━━━ MATERIAL ━━━

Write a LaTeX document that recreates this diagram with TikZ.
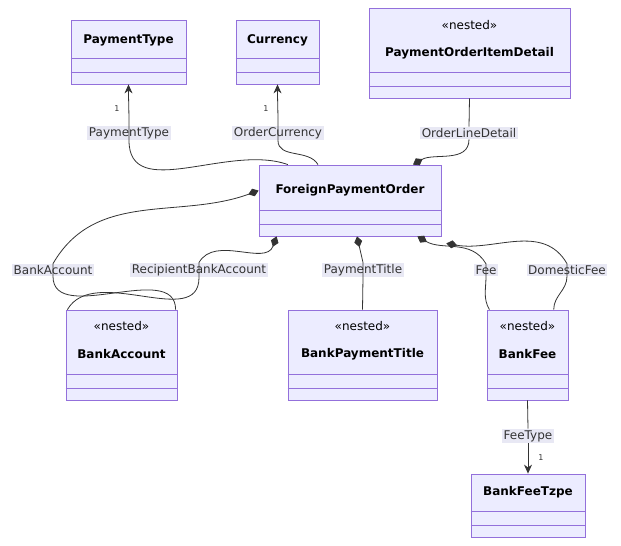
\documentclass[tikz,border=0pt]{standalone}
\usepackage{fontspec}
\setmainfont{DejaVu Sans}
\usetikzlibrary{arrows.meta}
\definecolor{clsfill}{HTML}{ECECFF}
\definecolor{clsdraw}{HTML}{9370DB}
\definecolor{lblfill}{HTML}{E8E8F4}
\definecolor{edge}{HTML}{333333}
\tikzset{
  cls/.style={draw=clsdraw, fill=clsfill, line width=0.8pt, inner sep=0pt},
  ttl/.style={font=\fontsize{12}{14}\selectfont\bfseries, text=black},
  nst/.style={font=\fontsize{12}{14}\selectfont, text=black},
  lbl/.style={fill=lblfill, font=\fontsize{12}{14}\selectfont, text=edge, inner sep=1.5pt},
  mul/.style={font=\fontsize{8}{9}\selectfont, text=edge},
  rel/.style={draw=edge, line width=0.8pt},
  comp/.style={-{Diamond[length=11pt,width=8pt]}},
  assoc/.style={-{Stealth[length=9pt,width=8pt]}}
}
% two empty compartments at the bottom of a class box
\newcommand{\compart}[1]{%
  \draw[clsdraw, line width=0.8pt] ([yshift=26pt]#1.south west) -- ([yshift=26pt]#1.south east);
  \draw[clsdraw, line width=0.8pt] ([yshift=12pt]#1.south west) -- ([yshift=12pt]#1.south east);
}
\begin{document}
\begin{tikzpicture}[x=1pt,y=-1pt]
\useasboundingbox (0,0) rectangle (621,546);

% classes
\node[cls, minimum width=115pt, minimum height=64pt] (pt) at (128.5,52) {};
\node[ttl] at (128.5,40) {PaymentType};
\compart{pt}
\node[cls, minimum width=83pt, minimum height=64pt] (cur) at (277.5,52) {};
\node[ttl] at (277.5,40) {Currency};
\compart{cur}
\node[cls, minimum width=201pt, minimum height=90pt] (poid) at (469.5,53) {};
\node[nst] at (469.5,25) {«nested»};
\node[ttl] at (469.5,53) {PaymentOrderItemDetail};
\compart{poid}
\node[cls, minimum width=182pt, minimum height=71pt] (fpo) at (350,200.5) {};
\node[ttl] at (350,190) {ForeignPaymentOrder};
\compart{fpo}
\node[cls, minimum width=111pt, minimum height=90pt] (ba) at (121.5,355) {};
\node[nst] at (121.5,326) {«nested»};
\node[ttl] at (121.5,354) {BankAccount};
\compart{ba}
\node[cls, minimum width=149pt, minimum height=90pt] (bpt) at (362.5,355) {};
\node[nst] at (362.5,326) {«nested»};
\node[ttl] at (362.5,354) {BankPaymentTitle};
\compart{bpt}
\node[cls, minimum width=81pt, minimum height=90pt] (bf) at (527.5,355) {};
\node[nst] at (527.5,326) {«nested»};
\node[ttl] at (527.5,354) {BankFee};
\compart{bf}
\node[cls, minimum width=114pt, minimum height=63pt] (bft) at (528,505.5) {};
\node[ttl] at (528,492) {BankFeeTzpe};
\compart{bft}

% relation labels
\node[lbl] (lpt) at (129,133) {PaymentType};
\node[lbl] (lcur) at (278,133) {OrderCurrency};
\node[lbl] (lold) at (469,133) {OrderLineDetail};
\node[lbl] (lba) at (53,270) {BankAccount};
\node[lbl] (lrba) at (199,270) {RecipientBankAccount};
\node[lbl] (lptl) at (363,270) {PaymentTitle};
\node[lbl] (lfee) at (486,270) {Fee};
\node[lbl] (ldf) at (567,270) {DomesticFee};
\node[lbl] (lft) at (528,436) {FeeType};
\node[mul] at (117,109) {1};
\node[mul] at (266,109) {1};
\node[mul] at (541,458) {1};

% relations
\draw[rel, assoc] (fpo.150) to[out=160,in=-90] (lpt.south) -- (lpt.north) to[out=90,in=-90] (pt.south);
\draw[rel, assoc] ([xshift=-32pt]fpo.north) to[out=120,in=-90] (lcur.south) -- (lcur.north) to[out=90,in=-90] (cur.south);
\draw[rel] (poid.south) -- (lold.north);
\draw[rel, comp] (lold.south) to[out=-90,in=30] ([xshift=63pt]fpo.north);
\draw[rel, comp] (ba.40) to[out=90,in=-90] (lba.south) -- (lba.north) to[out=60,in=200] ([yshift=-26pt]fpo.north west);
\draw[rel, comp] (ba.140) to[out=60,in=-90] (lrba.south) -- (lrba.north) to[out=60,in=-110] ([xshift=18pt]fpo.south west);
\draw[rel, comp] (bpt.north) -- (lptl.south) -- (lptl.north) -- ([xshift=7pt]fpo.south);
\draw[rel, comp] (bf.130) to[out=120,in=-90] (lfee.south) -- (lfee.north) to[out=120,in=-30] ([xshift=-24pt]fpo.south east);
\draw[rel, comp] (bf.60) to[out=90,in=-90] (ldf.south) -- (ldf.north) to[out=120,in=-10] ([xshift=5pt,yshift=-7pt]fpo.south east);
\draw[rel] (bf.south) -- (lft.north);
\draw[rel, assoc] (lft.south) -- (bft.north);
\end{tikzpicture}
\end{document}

━━━

• [THE EXERCISE] Reproduce every line precisely as given, omitting all pictures.

• [TASK OUTPUT]
Write a LaTeX document that recreates this diagram with TikZ.
\documentclass[tikz,border=0pt]{standalone}
\usepackage{fontspec}
\setmainfont{DejaVu Sans}
\usetikzlibrary{arrows.meta}
\definecolor{clsfill}{HTML}{ECECFF}
\definecolor{clsdraw}{HTML}{9370DB}
\definecolor{lblfill}{HTML}{E8E8F4}
\definecolor{edge}{HTML}{333333}
\tikzset{
  cls/.style={draw=clsdraw, fill=clsfill, line width=0.8pt, inner sep=0pt},
  ttl/.style={font=\fontsize{12}{14}\selectfont\bfseries, text=black},
  nst/.style={font=\fontsize{12}{14}\selectfont, text=black},
  lbl/.style={fill=lblfill, font=\fontsize{12}{14}\selectfont, text=edge, inner sep=1.5pt},
  mul/.style={font=\fontsize{8}{9}\selectfont, text=edge},
  rel/.style={draw=edge, line width=0.8pt},
  comp/.style={-{Diamond[length=11pt,width=8pt]}},
  assoc/.style={-{Stealth[length=9pt,width=8pt]}}
}
% two empty compartments at the bottom of a class box
\newcommand{\compart}[1]{%
  \draw[clsdraw, line width=0.8pt] ([yshift=26pt]#1.south west) -- ([yshift=26pt]#1.south east);
  \draw[clsdraw, line width=0.8pt] ([yshift=12pt]#1.south west) -- ([yshift=12pt]#1.south east);
}
\begin{document}
\begin{tikzpicture}[x=1pt,y=-1pt]
\useasboundingbox (0,0) rectangle (621,546);

% classes
\node[cls, minimum width=115pt, minimum height=64pt] (pt) at (128.5,52) {};
\node[ttl] at (128.5,40) {PaymentType};
\compart{pt}
\node[cls, minimum width=83pt, minimum height=64pt] (cur) at (277.5,52) {};
\node[ttl] at (277.5,40) {Currency};
\compart{cur}
\node[cls, minimum width=201pt, minimum height=90pt] (poid) at (469.5,53) {};
\node[nst] at (469.5,25) {«nested»};
\node[ttl] at (469.5,53) {PaymentOrderItemDetail};
\compart{poid}
\node[cls, minimum width=182pt, minimum height=71pt] (fpo) at (350,200.5) {};
\node[ttl] at (350,190) {ForeignPaymentOrder};
\compart{fpo}
\node[cls, minimum width=111pt, minimum height=90pt] (ba) at (121.5,355) {};
\node[nst] at (121.5,326) {«nested»};
\node[ttl] at (121.5,354) {BankAccount};
\compart{ba}
\node[cls, minimum width=149pt, minimum height=90pt] (bpt) at (362.5,355) {};
\node[nst] at (362.5,326) {«nested»};
\node[ttl] at (362.5,354) {BankPaymentTitle};
\compart{bpt}
\node[cls, minimum width=81pt, minimum height=90pt] (bf) at (527.5,355) {};
\node[nst] at (527.5,326) {«nested»};
\node[ttl] at (527.5,354) {BankFee};
\compart{bf}
\node[cls, minimum width=114pt, minimum height=63pt] (bft) at (528,505.5) {};
\node[ttl] at (528,492) {BankFeeTzpe};
\compart{bft}

% relation labels
\node[lbl] (lpt) at (129,133) {PaymentType};
\node[lbl] (lcur) at (278,133) {OrderCurrency};
\node[lbl] (lold) at (469,133) {OrderLineDetail};
\node[lbl] (lba) at (53,270) {BankAccount};
\node[lbl] (lrba) at (199,270) {RecipientBankAccount};
\node[lbl] (lptl) at (363,270) {PaymentTitle};
\node[lbl] (lfee) at (486,270) {Fee};
\node[lbl] (ldf) at (567,270) {DomesticFee};
\node[lbl] (lft) at (528,436) {FeeType};
\node[mul] at (117,109) {1};
\node[mul] at (266,109) {1};
\node[mul] at (541,458) {1};

% relations
\draw[rel, assoc] (fpo.150) to[out=160,in=-90] (lpt.south) -- (lpt.north) to[out=90,in=-90] (pt.south);
\draw[rel, assoc] ([xshift=-32pt]fpo.north) to[out=120,in=-90] (lcur.south) -- (lcur.north) to[out=90,in=-90] (cur.south);
\draw[rel] (poid.south) -- (lold.north);
\draw[rel, comp] (lold.south) to[out=-90,in=30] ([xshift=63pt]fpo.north);
\draw[rel, comp] (ba.40) to[out=90,in=-90] (lba.south) -- (lba.north) to[out=60,in=200] ([yshift=-26pt]fpo.north west);
\draw[rel, comp] (ba.140) to[out=60,in=-90] (lrba.south) -- (lrba.north) to[out=60,in=-110] ([xshift=18pt]fpo.south west);
\draw[rel, comp] (bpt.north) -- (lptl.south) -- (lptl.north) -- ([xshift=7pt]fpo.south);
\draw[rel, comp] (bf.130) to[out=120,in=-90] (lfee.south) -- (lfee.north) to[out=120,in=-30] ([xshift=-24pt]fpo.south east);
\draw[rel, comp] (bf.60) to[out=90,in=-90] (ldf.south) -- (ldf.north) to[out=120,in=-10] ([xshift=5pt,yshift=-7pt]fpo.south east);
\draw[rel] (bf.south) -- (lft.north);
\draw[rel, assoc] (lft.south) -- (bft.north);
\end{tikzpicture}
\end{document}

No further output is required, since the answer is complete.